Un piège qui se révèle souvent plus subtil que les exemples précédemment énoncés, tant la société capitaliste nous place parfois face à la tentation de composer avec ses structures actuelles et de permettre au moins l'émancipation d'une partie des femmes, oubliant que dans un tel système la libération des unes ne peut se faire qu'au détriment de l'exploitation des autres.

Un piège qui pendant longtemps, et peut-être toujours en partie, a également conduit la gauche radicale à estimer que les femmes étaient des prolétaires comme les autres, et que l'abolition du capitalisme mettrait fin d'elle-même au sexisme.

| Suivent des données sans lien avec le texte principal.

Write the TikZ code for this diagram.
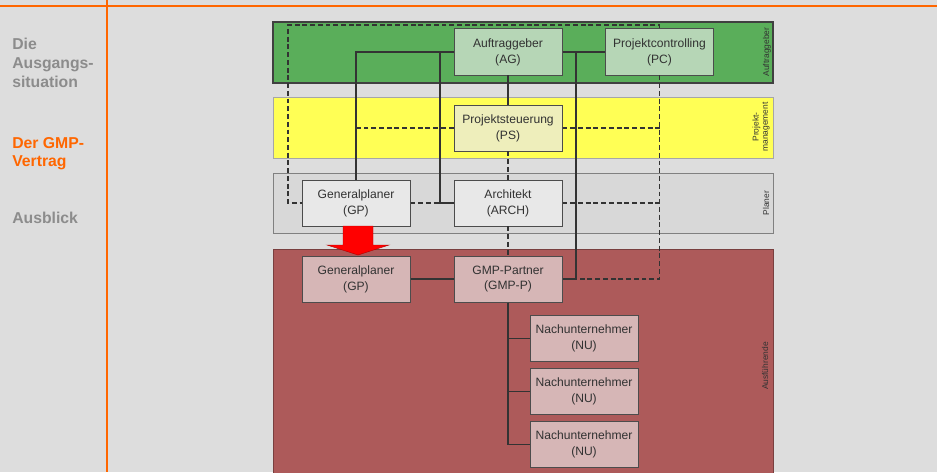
\documentclass[tikz,border=0pt]{standalone}
\usepackage{fontspec}
\setmainfont{Liberation Sans}
\definecolor{slidebg}{RGB}{221,221,221}
\definecolor{slideorange}{RGB}{255,102,0}
\definecolor{menugray}{RGB}{140,140,140}
\definecolor{agfill}{RGB}{90,174,90}
\definecolor{agbox}{RGB}{182,214,182}
\definecolor{pmfill}{RGB}{255,255,85}
\definecolor{pmbox}{RGB}{238,238,187}
\definecolor{plfill}{RGB}{216,216,216}
\definecolor{plbox}{RGB}{232,232,232}
\definecolor{exfill}{RGB}{173,90,90}
\definecolor{exbox}{RGB}{214,182,182}
\definecolor{boxtext}{RGB}{50,50,50}

\begin{document}
\begin{tikzpicture}
  [x=0.025cm, y=-0.025cm,
    every node/.style={text=boxtext, font=\fontsize{8.6}{11.2}\selectfont, align=center},
    band/.style={minimum width=12.5cm, minimum height=1.525cm, inner sep=0pt},
    orgbox/.style={draw=black!70, line width=0.7pt, minimum width=2.7cm, minimum height=1.15cm, inner sep=1pt},
    bandlabel/.style={rotate=90, font=\fontsize{6}{6.6}\selectfont, text=black!80},
    menu/.style={anchor=north west, inner sep=0pt, align=left, font=\fontsize{11.2}{13.3}\selectfont\bfseries, text=menugray},
    link/.style={draw=black!80, line width=0.85pt},
    dlink/.style={link, dash pattern=on 3.5pt off 2pt},
  ]
  \useasboundingbox (0,0) rectangle (937,472);
  \fill[slidebg] (0,0) rectangle (937,472);
  \draw[slideorange, line width=1.2pt] (0,6) -- (937,6) (107,0) -- (107,472);

  \node[menu] (mdie) at (12,38) {Die\\Ausgangs-\\situation};
  \node[menu, text=slideorange] (mgmp) at (12,137) {Der GMP-\\Vertrag};
  \node[menu] (mausb) at (12,212) {Ausblick};

  \node[band, fill=agfill, draw=black!75, line width=1pt] (agzone) at (523,52.5) {};
  \node[band, fill=pmfill, draw=black!35, line width=0.6pt] (pmzone) at (523,127.5) {};
  \node[band, fill=plfill, draw=black!50, line width=0.6pt, minimum height=1.5cm] (plzone) at (523,203) {};
  \node[band, fill=exfill, draw=exfill!70!black, line width=0.6pt, minimum height=5.65cm] (exzone) at (523,362) {};

  \node[bandlabel] (aglabel) at (767,52) {Auftraggeber};
  \node[bandlabel] (pmlabel) at (761,127) {Projekt-\\management};
  \node[bandlabel] (pllabel) at (766,203) {Planer};
  \node[bandlabel] (exlabel) at (765,366) {Ausführende};

  \node[orgbox, fill=agbox] (ag) at (508,52) {Auftraggeber\\(AG)};
  \node[orgbox, fill=agbox] (pc) at (659.5,52) {Projektcontrolling\\(PC)};
  \node[orgbox, fill=pmbox] (ps) at (508,128) {Projektsteuerung\\(PS)};
  \node[orgbox, fill=plbox] (gpa) at (356,203) {Generalplaner\\(GP)};
  \node[orgbox, fill=plbox] (arch) at (508,203) {Architekt\\(ARCH)};
  \node[orgbox, fill=exbox] (gpb) at (356,279) {Generalplaner\\(GP)};
  \node[orgbox, fill=exbox] (gmpp) at (508,279) {GMP-Partner\\(GMP-P)};
  \foreach \i/\y in {1/338.5, 2/391.5, 3/444.5}
    \node[orgbox, fill=exbox] (nu\i) at (584,\y) {Nachunternehmer\\(NU)};

  \coordinate (agj) at (440,52);
  \coordinate (pcj) at (576,52);
  \coordinate (topj) at (288,25);
  \draw[link] (ag.west) -| (gpa.north);
  \draw[link] (agj) |- (arch.west);
  \draw[link] (ag.south) -- (ps.north);
  \draw[link] (ag.east) -- (pc.west);
  \draw[link] (pcj) |- (gmpp.east);
  \draw[link] (gpb.east) -- (gmpp.west);
  \foreach \i in {1,2,3}
    \draw[link] (gmpp.south) |- (nu\i.west);
  \draw[dlink] (ps.south) -- (arch.north);
  \draw[dlink] (arch.south) -- (gmpp.north);
  \draw[dlink] (pc.north) |- (topj) |- (gpa.west);
  \draw[dlink] (pc.south) |- (pcj |- gmpp.east);
  \draw[dlink] (ps.west) -- (ps.west -| gpa.north);
  \draw[dlink] (ps.east) -- (ps.east -| pc.south);
  \draw[dlink] (gpa.east) -- (gpa.east -| agj);
  \draw[dlink] (arch.east) -- (arch.east -| pc.south);

  \filldraw[fill=red, draw=red!70!black, line width=0.3pt]
    (343,226) -- (373,226) -- (373,245) -- (389,245) -- (358,255) -- (327,245) -- (343,245) -- cycle;
\end{tikzpicture}
\end{document}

La récupération des idéaux féministes ne prenant finalement que la place qu'on lui laisse, redonner du sens au féminisme passe par l'occupation de tous les espaces disponibles par nos revendications. Première mise en application de l'année 2016, la Coordination féministe romande pour des retraites dignes, composée des unions syndicales, de la Marche Mondiale des femmes, de Feminista et des sections féminines des partis de la gauche, appelle à l'occasion du 8 mars prochain à une série d'actions publiques contre l'élévation de l'âge de la retraite des femmes et le renforcement du système de capitalisation par tête contenus dans le projet Prévoyance vieillesse 2020, pour une retraite solidaire qui permettent de vivre et non seulement de survivre.

L'occasion de rappeler que la première menace contre les femmes dans ce pays ne réside pas dans son taux de population non-naturalisée, ou dans le sexe des dirigeants d'entreprise, mais bien dans les prises de position au parlement de ceux qui voudraient nous le faire croire... Nous serons là!